PHOTOS:Old Rag, Wye Island
Optional Trips: Key also offers Middle School students three optional trips during the year, including a day-hike on the Appalachian Trail in Maryland, a mountain biking trip at Patapsco State Park, and an inter-divisional (Middle School and Upper School) High Ropes Course Day at Camp Letts.
PHOTOS:Appalachian Trail Hike, Ropes Course, Mountain Biking Trip
Upper School Outdoor Education
In the Upper School, outdoor experiences grow in terms of scope, duration and interdisciplinary curricular connection.
The ninth grade Island Odyssey trip provides an opportunity to spend three days on Tangier, Smith and Fox Islands, studying ancient civilizations, physics, music, and art as well as the current environment of the Bay and its cultural implications.
PHOTOS: Island Odyssey
In the fall, tenth graders travel to Carderock near Great Falls, Maryland, for a three-day rock climbing trip that focuses on developing trust and communication within the class. In the spring, tenth grade students work together during a four-day canoeing and camping excursion, Rollin' on the River, where the study of history and chemistry become integral as they assess the impact of the Industrial Revolution on the region.
PHOTOS: Carderock
Eleventh grade biology students take several extended trips to explore the ecological interactions in and around the Chesapeake Bay, concluding their year with a five-day trip to Assateague Island where they investigate the area's diverse habitats.
PHOTOS: Assateague Island
The progression of trips in the outdoor program culminates with a twelfth grade whitewater rafting experience on the Youghiogheny River in Pennsylvania, offering the seniors an opportunity to discuss and plan their potential leadership initiatives for the year, and a spring two-day trip to Wye Island to celebrate the many accomplishments and successes throughout the years in the Outdoor Education Program.

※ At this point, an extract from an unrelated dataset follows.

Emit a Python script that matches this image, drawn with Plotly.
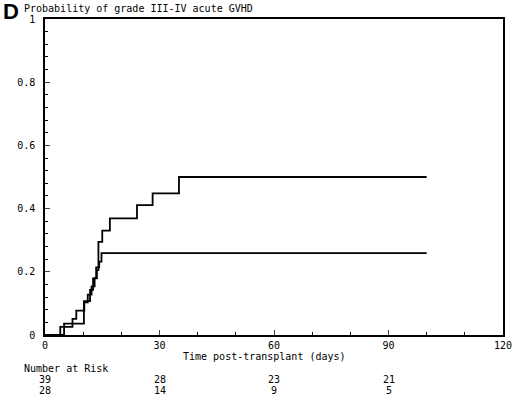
import plotly.graph_objects as go

# Data
days_a = [0, 4.0, 7.2, 8.2, 10.3, 11.2, 12.2, 13.0, 13.6, 14.0, 15.0, 17.0, 24.1, 28.2, 35.1, 100]
prob_a = [0, 0.026, 0.051, 0.077, 0.103, 0.128, 0.154, 0.18, 0.205, 0.295, 0.33, 0.369, 0.411, 0.448, 0.5, 0.5]

days_b = [0, 5.0, 10.2, 11.8, 12.6, 13.4, 14.2, 14.8, 100]
prob_b = [0, 0.036, 0.107, 0.143, 0.179, 0.214, 0.232, 0.259, 0.259]

risk_days = [0, 30, 60, 90]
risk_row1 = ["39", "28", "23", "21"]
risk_row2 = ["28", "14", "9", "5"]

x_ticks = [0, 30, 60, 90, 120]
y_ticks = [0, 0.2, 0.4, 0.6, 0.8, 1]

MONO = "DejaVu Sans Mono"

fig = go.Figure()
for xs, ys in [(days_a, prob_a), (days_b, prob_b)]:
    fig.add_trace(go.Scatter(x=xs, y=ys, mode="lines", line=dict(color="black", width=1.8, shape="hv"),
                             showlegend=False, hoverinfo="skip"))

fig.update_layout(
    width=520, height=395,
    margin=dict(l=45, r=8, t=19, b=60),
    paper_bgcolor="white", plot_bgcolor="white",
    font=dict(family=MONO, size=10, color="black"),
    xaxis=dict(range=[0, 120], tickvals=x_ticks, ticks="inside", ticklen=5, tickwidth=1,
               showline=True, mirror=True, linecolor="black", linewidth=1.5,
               showgrid=False, zeroline=False,
               minor=dict(dtick=10, ticks="inside", ticklen=3, tickcolor="black", showgrid=False),
               tickfont=dict(family=MONO, size=10)),
    yaxis=dict(range=[0, 1], tickvals=y_ticks, ticks="inside", ticklen=5, tickwidth=1,
               showline=True, mirror=True, linecolor="black", linewidth=1.5,
               showgrid=False, zeroline=False, ticklabelstandoff=6,
               minor=dict(dtick=0.04, ticks="inside", ticklen=3, tickcolor="black", showgrid=False),
               tickfont=dict(family=MONO, size=10)),
)

def yp(py):
    return (335 - py) / 316.0

PW = 467.0
anns = []
anns.append(dict(text="<b>D</b>", x=-45 / PW, y=yp(11), xref="paper", yref="paper", showarrow=False,
                 xanchor="left", yanchor="middle", font=dict(family="Liberation Sans", size=22)))
anns.append(dict(text="Probability of grade III-IV acute GVHD", x=-23 / PW, y=yp(8), xref="paper", yref="paper",
                 showarrow=False, xanchor="left", yanchor="middle", font=dict(family=MONO, size=10)))
anns.append(dict(text="Time post-transplant (days)", x=57.5, y=yp(356), xref="x", yref="paper",
                 showarrow=False, xanchor="center", yanchor="middle", font=dict(family=MONO, size=10)))
anns.append(dict(text="Number at Risk", x=-23 / PW, y=yp(368), xref="paper", yref="paper",
                 showarrow=False, xanchor="left", yanchor="middle", font=dict(family=MONO, size=10)))
for d, r1, r2 in zip(risk_days, risk_row1, risk_row2):
    anns.append(dict(text=r1, x=d, y=yp(379), xref="x", yref="paper", showarrow=False,
                     xanchor="center", yanchor="middle", font=dict(family=MONO, size=10)))
    anns.append(dict(text=r2, x=d, y=yp(390), xref="x", yref="paper", showarrow=False,
                     xanchor="center", yanchor="middle", font=dict(family=MONO, size=10)))
fig.update_layout(annotations=anns)

fig.write_html("out.html", config={"displayModeBar": False},
               post_script="document.body.style.margin='0';document.body.style.overflow='hidden';")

PHOTOS: Leadership Rafting Trip
Optional trips: Additionally, all Upper School students have the opportunity to participate in an array of optional weekend trips throughout the fall, winter and early spring. Approximately fifteen percent of the Upper School student body are also trained as Outdoor Peer Leaders, and in that capacity help co-lead our Middle School backpacking experiences.
Summer Opportunities
Recent summer opportunities, available to Middle and Upper School students depending on the nature of the trip, have included: the Allagash Challenge, a 98-mile, fourteen-day wilderness canoe trip in northern Maine; the John Smith Chesapeake Water Trail Experience, a six-day backcountry canoe trip on the Patuxent River; the Peer Leadership Workshop, a five-day backpacking trip in Shenandoah National Park that focuses on outdoor leadership; the West Coast Adventure, a fourteen-day backpacking and paddling exploration of the Oregon Cascades and northern California redwoods regions; and the SusqueBayChallenge, a 633-mile canoe trip from the headwaters of the Chesapeake Bay ecosystem in New York, down the Susquehanna River to the southern waters of the Chesapeake Bay in Virginia.
PHOTOS: Chesapeake Bay Kayaking
The opportunity to learn in these outdoor settings is a concept that has been embedded in the life of the School since its inception and has a profound impact on the students' academic work as well as the growth and well-being of the School community.